Liver fat accumulation/non-alcoholic fatty liver disease (NAFLD) is a highly prevalent condition and has become a major cause of liver failure. Imaging studies have shown that excess liver fat is frequently accompanied by an excess of abdominal visceral adipose tissue. Excess visceral adiposity is associated with an increased risk of type 2 diabetes and cardiovascular disease. Although NAFLD is clearly a risk factor for type 2 diabetes, whether excess liver fat increases cardiovascular disease risk independently of excess visceral adiposity remains uncertain.

As an approach to get further insight into the causality of these associations, a team of investigators led by Dr. Benoit Arsenault at the Centre de recherche de l’Institut universitaire de cardiologie et de pneumologie de Québec – Université Laval has performed Mendelian randomization analyses and the results were published in Communications Medicine. Mendelian randomization can be viewed as a randomized control trial where subjects are naturally randomized based on the absence or presence of genetic variants affecting traits such as abdominal adiposity or liver fat. Previous Mendelian randomization studies had suggested that subjects with genetic variants related to high levels of abdominal adiposity (as estimated by the waist-to-hip ratio) were at increased risk of type 2 diabetes and coronary artery disease. Whether similar findings would be observed for NAFLD was not known.

Using the available genome-wide association study summary statistics of the UK Biobank (n=461,460) and of NAFLD (8434 cases and 770,180 controls), a multivariable Mendelian randomization approach showed that waist circumference was associated with the risk of NAFLD even after control for the body mass index (BMI) whereas the BMI per se did not increase NAFLD risk after control for waist circumference. Furthermore, in multivariable Mendelian randomization analyses accounting for liver fat, waist circumference was strongly associated with type 2 diabetes and coronary artery disease.

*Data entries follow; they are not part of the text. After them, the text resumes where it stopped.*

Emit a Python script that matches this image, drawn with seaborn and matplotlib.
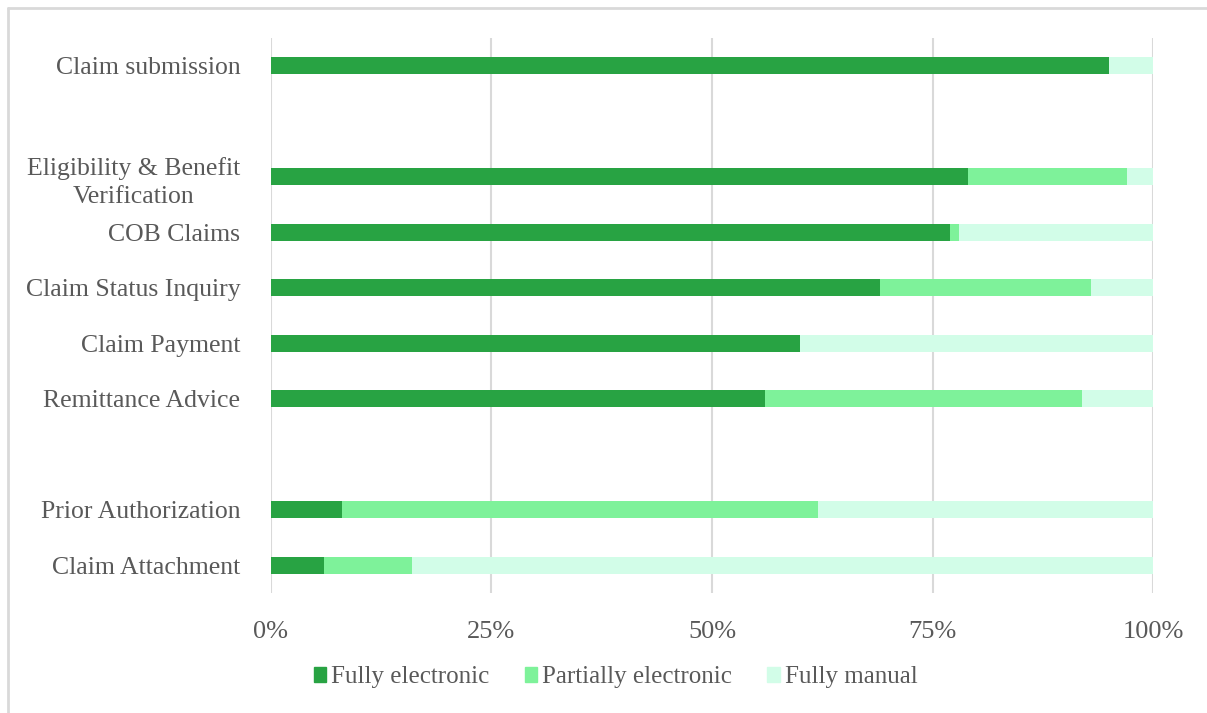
import matplotlib.pyplot as plt
import matplotlib.patches as mpatches
from matplotlib.lines import Line2D
import pandas as pd
import seaborn as sns

categories = ["Claim submission", " ", "Eligibility & Benefit\nVerification", "COB Claims",
              "Claim Status Inquiry", "Claim Payment", "Remittance Advice", "  ",
              "Prior Authorization", "Claim Attachment"]
fully_electronic = [95, 0, 79, 77, 69, 60, 56, 0, 8, 6]
partially_electronic = [0, 0, 18, 1, 24, 0, 36, 0, 54, 10]
fully_manual = [5, 0, 3, 22, 7, 40, 8, 0, 38, 84]

series_names = ["Fully electronic", "Partially electronic", "Fully manual"]
colors = ["#28a343", "#7ef29a", "#d2fde8"]

df = pd.DataFrame({"category": categories, "fe": fully_electronic,
                   "pe": partially_electronic, "fm": fully_manual})
df["cum_pe"] = df["fe"] + df["pe"]
df["cum_fm"] = df["cum_pe"] + df["fm"]

sns.set_style("white")
plt.rcParams["font.family"] = ["Liberation Serif", "DejaVu Serif"]

fig = plt.figure(figsize=(12.07, 7.13), dpi=100)
ax = fig.add_axes([0.2245, 0.1683, 0.9553 - 0.2245, 0.9467 - 0.1683])

ax.grid(axis="x", color="#d9d9d9", linewidth=1.5, zorder=0)
ax.set_axisbelow(True)

# stacked bars: draw running totals, longest first
for col, c in zip(["cum_fm", "cum_pe", "fe"], colors[::-1]):
    sns.barplot(data=df, x=col, y="category", order=categories, color=c,
                orient="h", width=0.31, ax=ax, saturation=1, linewidth=0, zorder=2)

ax.set_xlim(0, 100)
ax.set_ylim(9.5, -0.5)
ax.set_xticks([0, 25, 50, 75, 100])
ax.set_xticklabels(["0%", "25%", "50%", "75%", "100%"])
ax.set_xlabel("")
ax.set_ylabel("")
sns.despine(ax=ax, left=True, bottom=True)
ax.tick_params(axis="x", length=0, pad=20, labelsize=19, labelcolor="#595959")
ax.tick_params(axis="y", length=0, pad=22, labelsize=18.5, labelcolor="#595959")
for lab in ax.get_yticklabels():
    lab.set_multialignment("center")
    lab.set_linespacing(1.35)

handles = [mpatches.Patch(color=c, label=n) for c, n in zip(colors, series_names)]
fig.legend(handles=handles, loc="center", bbox_to_anchor=(0.51, 0.05), ncol=3,
           frameon=False, fontsize=18, labelcolor="#595959", handlelength=0.5,
           handleheight=0.5, handletextpad=0.2, columnspacing=1.4)

# only top and left frame edges are visible in the original (cropped screenshot)
fig.add_artist(Line2D([8 / 1207, 8 / 1207], [0, 1 - 8 / 713], transform=fig.transFigure,
                      color="#d9d9d9", linewidth=2))
fig.add_artist(Line2D([8 / 1207, 1], [1 - 8 / 713, 1 - 8 / 713], transform=fig.transFigure,
                      color="#d9d9d9", linewidth=2))

fig.savefig("out.png", dpi=100)
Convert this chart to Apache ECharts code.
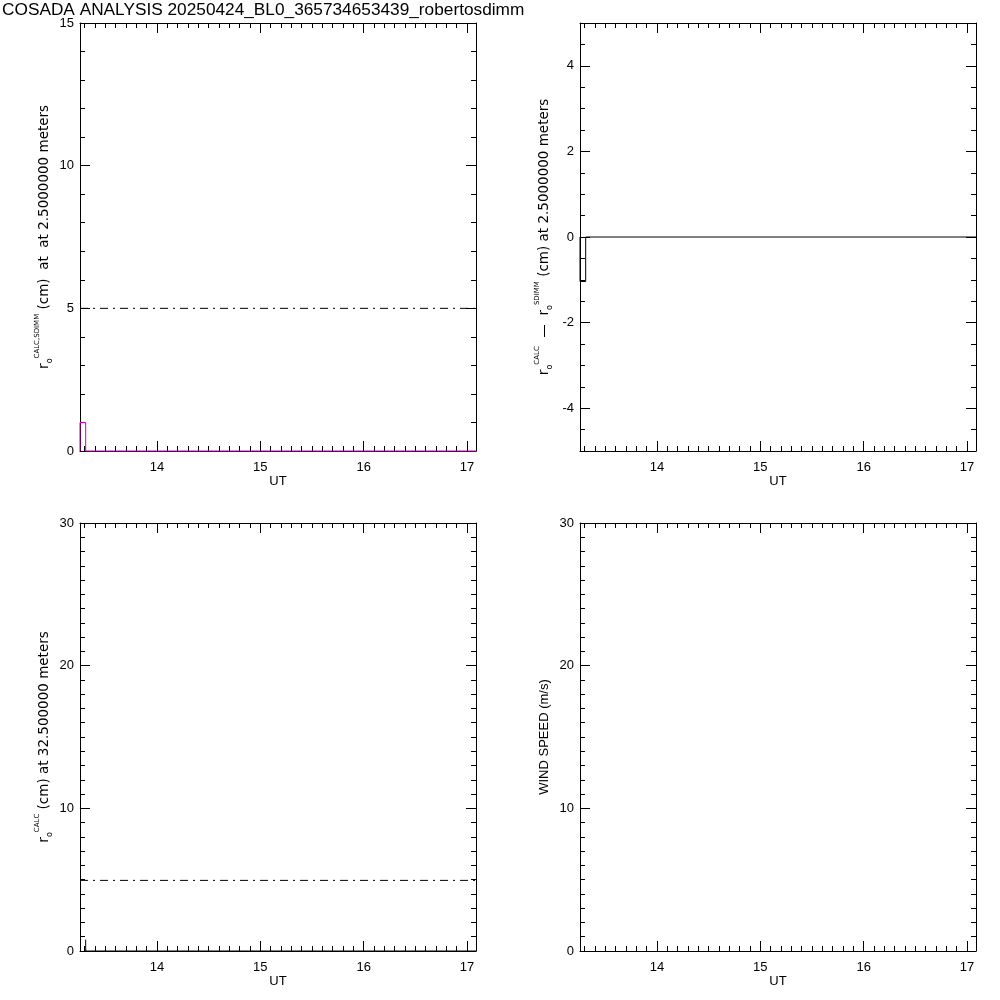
<!DOCTYPE html>
<html><head><meta charset="utf-8">
<script src="https://cdn.jsdelivr.net/npm/echarts@6/dist/echarts.min.js"></script>
<style>html,body{margin:0;padding:0;background:#fff}#c{width:1000px;height:1000px}</style>
</head><body><div id="c"></div>
<script>
// ---------- data ----------
const titleText = 'COSADA ANALYSIS 20250424_BL0_365734653439_robertosdimm';
const utRange = [13.255, 17.087];
const utMajorTicks = [14, 15, 16, 17];
const utMinorTicks = [13.3,13.4,13.5,13.6,13.7,13.8,13.9,14.1,14.2,14.3,14.4,14.5,14.6,14.7,14.8,14.9,
  15.1,15.2,15.3,15.4,15.5,15.6,15.7,15.8,15.9,16.1,16.2,16.3,16.4,16.5,16.6,16.7,16.8,16.9,17.0];

// top-left: r0 CALC,SDIMM at 2.5 m (histogram, magenta) and reference line
const histUT = [13.255, 13.255, 13.31, 13.31, 17.087];
const r0CalcSdimm = [0, 1, 1, 0, 0];
const refUT = [13.255, 17.087];
const r0Ref25 = [5, 5];
// top-right: r0 CALC - r0 SDIMM
const r0Diff = [0, -1.04, -1.04, 0, 0];
// bottom-left: r0 CALC at 32.5 m
const histUT32 = [13.31, 13.31, 17.087];
const r0Calc32 = [0.8, 0, 0];
const r0Ref32 = [4.95, 4.95];
// bottom-right: wind speed (no data)

// y-axis ticks
const yTL = {min: 0, max: 15, major: [0, 5, 10, 15], minor: [1,2,3,4,6,7,8,9,11,12,13,14]};
const yTR = {min: -5, max: 5, major: [-4, -2, 0, 2, 4],
  minor: [-4.5,-3.5,-3,-2.5,-1.5,-1,-0.5,0.5,1,1.5,2.5,3,3.5,4.5]};
const yB = {min: 0, max: 30, major: [0, 10, 20, 30],
  minor: [1,2,3,4,5,6,7,8,9,11,12,13,14,15,16,17,18,19,21,22,23,24,25,26,27,28,29]};

// ---------- layout / styles ----------
const FONT = 'Liberation Sans';
const LFONT = 'DejaVu Sans';
const LH = 20;
const rich = {
  r: {fontSize: 14, fontFamily: LFONT, color: '#000', lineHeight: LH},
  sub: {fontSize: 8, fontFamily: LFONT, color: '#000', verticalAlign: 'bottom', lineHeight: 9},
  sup: {fontSize: 7, fontFamily: LFONT, color: '#000', verticalAlign: 'top', lineHeight: 8},
  n: {fontSize: 13.5, fontFamily: LFONT, color: '#000', lineHeight: LH},
  w: {fontSize: 13, fontFamily: FONT, color: '#000', lineHeight: LH}
};
const panels = [
  {left: 80, top: 23, y: yTL, yName: '{r|r}{sub|o}{sup|CALC,SDIMM}{n| (cm)  at  at 2.5000000 meters}'},
  {left: 580, top: 23, y: yTR, yName: '{r|r}{sub|o}{sup|CALC}{n|  \u2014  r}{sub|o}{sup|SDIMM}{n| (cm) at 2.5000000 meters}'},
  {left: 80, top: 523, y: yB, yName: '{r|r}{sub|o}{sup|CALC}{n| (cm) at 32.500000 meters}'},
  {left: 580, top: 523, y: yB, yName: '{w|WIND SPEED (m/s)}'}
];
const W = 396, H = 428;

const grid = [], xAxis = [], yAxis = [];
const lineC = {lineStyle: {color: '#000', width: 1}};
const noLine = {show: false, onZero: false};
panels.forEach((p, g) => {
  grid.push({left: p.left, top: p.top, width: W, height: H, containLabel: false});
  const xBase = {type: 'value', gridIndex: g, min: utRange[0], max: utRange[1],
    splitLine: {show: false}, axisLine: {show: true, onZero: false, ...lineC}};
  xAxis.push(Object.assign({}, xBase, {position: 'bottom',
    axisTick: {inside: true, length: 10, customValues: utMajorTicks, ...lineC},
    axisLabel: {customValues: utMajorTicks, fontFamily: FONT, fontSize: 13, color: '#000', margin: 10},
    name: 'UT', nameLocation: 'middle', nameGap: 24,
    nameTextStyle: {fontFamily: FONT, fontSize: 13, color: '#000'}}));
  xAxis.push(Object.assign({}, xBase, {position: 'bottom', axisLine: noLine,
    axisTick: {inside: true, length: 5, customValues: utMinorTicks, ...lineC},
    axisLabel: {show: false}}));
  xAxis.push(Object.assign({}, xBase, {position: 'top',
    axisTick: {inside: true, length: 10, customValues: utMajorTicks, ...lineC},
    axisLabel: {show: false}}));
  xAxis.push(Object.assign({}, xBase, {position: 'top', axisLine: noLine,
    axisTick: {inside: true, length: 5, customValues: utMinorTicks, ...lineC},
    axisLabel: {show: false}}));
  const yBase = {type: 'value', gridIndex: g, min: p.y.min, max: p.y.max,
    splitLine: {show: false}, axisLine: {show: true, onZero: false, ...lineC}};
  yAxis.push(Object.assign({}, yBase, {position: 'left',
    axisTick: {inside: true, length: 10, customValues: p.y.major, ...lineC},
    axisLabel: {customValues: p.y.major, fontFamily: FONT, fontSize: 13, color: '#000', margin: 6},
    name: p.yName, nameLocation: 'middle', nameGap: 26, nameRotate: 90,
    nameTextStyle: {fontFamily: FONT, fontSize: 13, color: '#000', rich: rich}}));
  yAxis.push(Object.assign({}, yBase, {position: 'left', axisLine: noLine,
    axisTick: {inside: true, length: 5, customValues: p.y.minor, ...lineC},
    axisLabel: {show: false}}));
  yAxis.push(Object.assign({}, yBase, {position: 'right',
    axisTick: {inside: true, length: 10, customValues: p.y.major, ...lineC},
    axisLabel: {show: false}}));
  yAxis.push(Object.assign({}, yBase, {position: 'right', axisLine: noLine,
    axisTick: {inside: true, length: 5, customValues: p.y.minor, ...lineC},
    axisLabel: {show: false}}));
});

const zip = (a, b) => a.map((v, i) => [v, b[i]]);
const mkLine = (g, data, color, dash) => ({
  type: 'line', xAxisIndex: 4 * g, yAxisIndex: 4 * g, data: data, symbol: 'none',
  clip: false, animation: false, silent: true,
  lineStyle: {color: color, width: 1, type: dash || 'solid'}
});
const DASHDOT = [8, 5, 2, 5];
const series = [
  mkLine(0, zip(refUT, r0Ref25), '#000', DASHDOT),
  mkLine(0, zip(histUT, r0CalcSdimm), '#cc00bb'),
  mkLine(1, zip(histUT, r0Diff), '#000'),
  mkLine(2, zip(refUT, r0Ref32), '#000', DASHDOT),
  mkLine(2, zip(histUT32, r0Calc32), '#000')
];

const chart = echarts.init(document.getElementById('c'), null, {renderer: 'canvas'});
chart.setOption({
  backgroundColor: '#fff',
  animation: false,
  title: {text: titleText, left: 0, top: 0, padding: [2, 2],
    textStyle: {fontFamily: FONT, fontSize: 17.25, fontWeight: 'normal', color: '#000'}},
  grid: grid, xAxis: xAxis, yAxis: yAxis, series: series
});
</script></body></html>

Thus, this analytical approach provides further evidence that people who inherit gene variants associated with increased visceral adiposity are at increased risk of developing NAFLD. These results also show the major limitation of using BMI to document the association between obesity and various health outcomes such as liver fat, type 2 diabetes and coronary artery disease. A paradigm shift is therefore needed to properly assess the health risk associated with increased adiposity.